La mort, c’est la vie

« 2084 la fin du monde » se situe dans le droit fil du roman d’Orwell. Les dirigeants d’Abiland « prirent pour base de leur philosophie les trois principes qui ont présidé à la création du système politique de l’Angsoc : « la guerre c’est la paix », « la liberté c’est l’esclavage », « l’ignorance c’est la force » ; ils ont ajouté trois principes de leur cru : « la mort c’est la vie », « le mensonge c’est la vérité », « la logique, c’est l’absurde » ».

La religion de Yölah et d’Abi ressemble comme deux gouttes d’eau à l’Islam radical que tentent d’imposer par les armes et la terreur les intégristes.

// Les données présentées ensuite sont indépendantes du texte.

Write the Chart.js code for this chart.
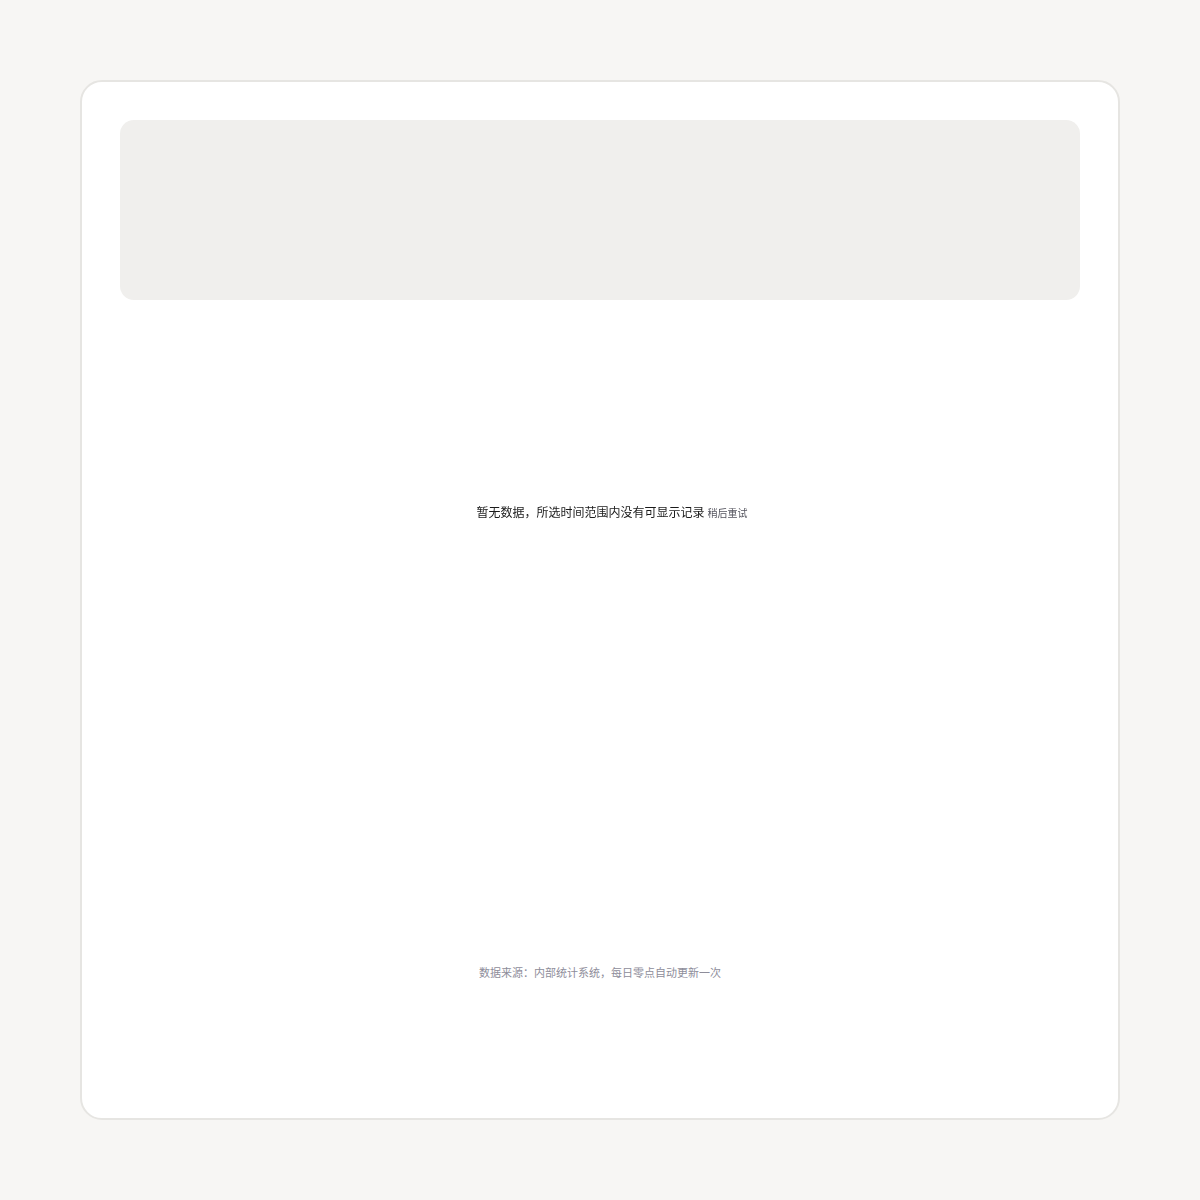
<!DOCTYPE html>
<html lang="zh-CN">
<head>
<meta charset="utf-8">
<title>数据概览</title>
<script src="https://cdn.jsdelivr.net/npm/chart.js@4.4.1/dist/chart.umd.min.js"></script>
<style>
  html, body { margin: 0; padding: 0; }
  body {
    width: 1200px; height: 1200px;
    background: #f7f6f4;
    font-family: "Noto Sans CJK SC", "Noto Sans", sans-serif;
  }
  .card {
    position: absolute; left: 80px; top: 80px;
    width: 1040px; height: 1040px;
    box-sizing: border-box;
    background: #fff;
    border: 2px solid #e6e5e2;
    border-radius: 22px;
    padding: 38px;
  }
  .panel {
    height: 180px;
    background: #f0efed;
    border-radius: 14px;
  }
  .chart-box {
    position: relative;
    margin-top: 24px;
    height: 376px;
  }
  .note {
    position: absolute; left: 0; right: 0; top: 882px;
    text-align: center;
    font-size: 11px;
    color: #8e8d9a;
  }
</style>
</head>
<body>
<div class="card">
  <div class="panel"></div>
  <div class="chart-box"><canvas id="mainChart"></canvas></div>
  <div class="note" id="chartNote"></div>
</div>
<script>
var categories = ["类别一", "类别二", "类别三", "类别四"];
var seriesValues = [0, 0, 0, 0];
var centerMessage = "暂无数据，所选时间范围内没有可显示记录";
var centerUnit = "稍后重试";
var noteText = "数据来源：内部统计系统，每日零点自动更新一次";

document.getElementById("chartNote").textContent = noteText;

// draws the message in the middle when there is nothing to show
var centerText = {
    id: "centerText",
    afterDraw: function(chart) {
        var ctx = chart.ctx,
            area = chart.chartArea,
            cx = (area.left + area.right) / 2 + 12,
            cy = (area.top + area.bottom) / 2;
        ctx.save();
        ctx.textBaseline = "middle";
        ctx.font = "12px 'Noto Sans CJK SC', sans-serif";
        var w1 = ctx.measureText(centerMessage).width;
        ctx.font = "10px 'Noto Sans CJK SC', sans-serif";
        var w2 = ctx.measureText(centerUnit).width;
        var x = cx - (w1 + w2 + 3) / 2;
        ctx.textAlign = "left";
        ctx.font = "12px 'Noto Sans CJK SC', sans-serif";
        ctx.fillStyle = "#1a1a1a";
        ctx.fillText(centerMessage, x, cy);
        ctx.font = "10px 'Noto Sans CJK SC', sans-serif";
        ctx.fillStyle = "#55555f";
        ctx.fillText(centerUnit, x + w1 + 3, cy + 1);
        ctx.restore();
    }
};

var mainChart = new Chart(document.getElementById("mainChart"), {
    type: "doughnut",
    data: {
        labels: categories,
        datasets: [{
            data: seriesValues,
            backgroundColor: ["#4e79a7", "#f28e2b", "#e15759", "#76b7b2"],
            borderWidth: 0
        }]
    },
    options: {
        responsive: true,
        maintainAspectRatio: false,
        animation: false,
        cutout: "72%",
        plugins: {
            legend: { display: false },
            tooltip: { enabled: false }
        }
    },
    plugins: [centerText]
});
</script>
</body>
</html>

Boualem Salem décrit ainsi cette filiation : elle « viendrait de loin, du dérèglement d’une religion ancienne qui jadis avait pu faire les honneurs et les honneurs de maintes grandes tribus des déserts et des plaines, dont les ressorts et les pignons avaient été cassés par l’usage violent et discordant qui en avait été fait au cours des siècles, aggravé par l’absence de réparateurs compétents et de guides attentifs. »

Orwell décrivait une dictature universelle communiste rêvant d’immortalité au prix d’une féroce guerre externe et interne, celle qui survit aujourd’hui en Corée du Nord. Ce sont les mêmes principes qui gouvernent l’Abiland décrit par Salem. On peut regretter que le récit, palpitant au début, s’enlise vers la fin du roman. Mais la description des fantasmes qui circulent dans la tête des fanatiques religieux aujourd’hui est remarquable.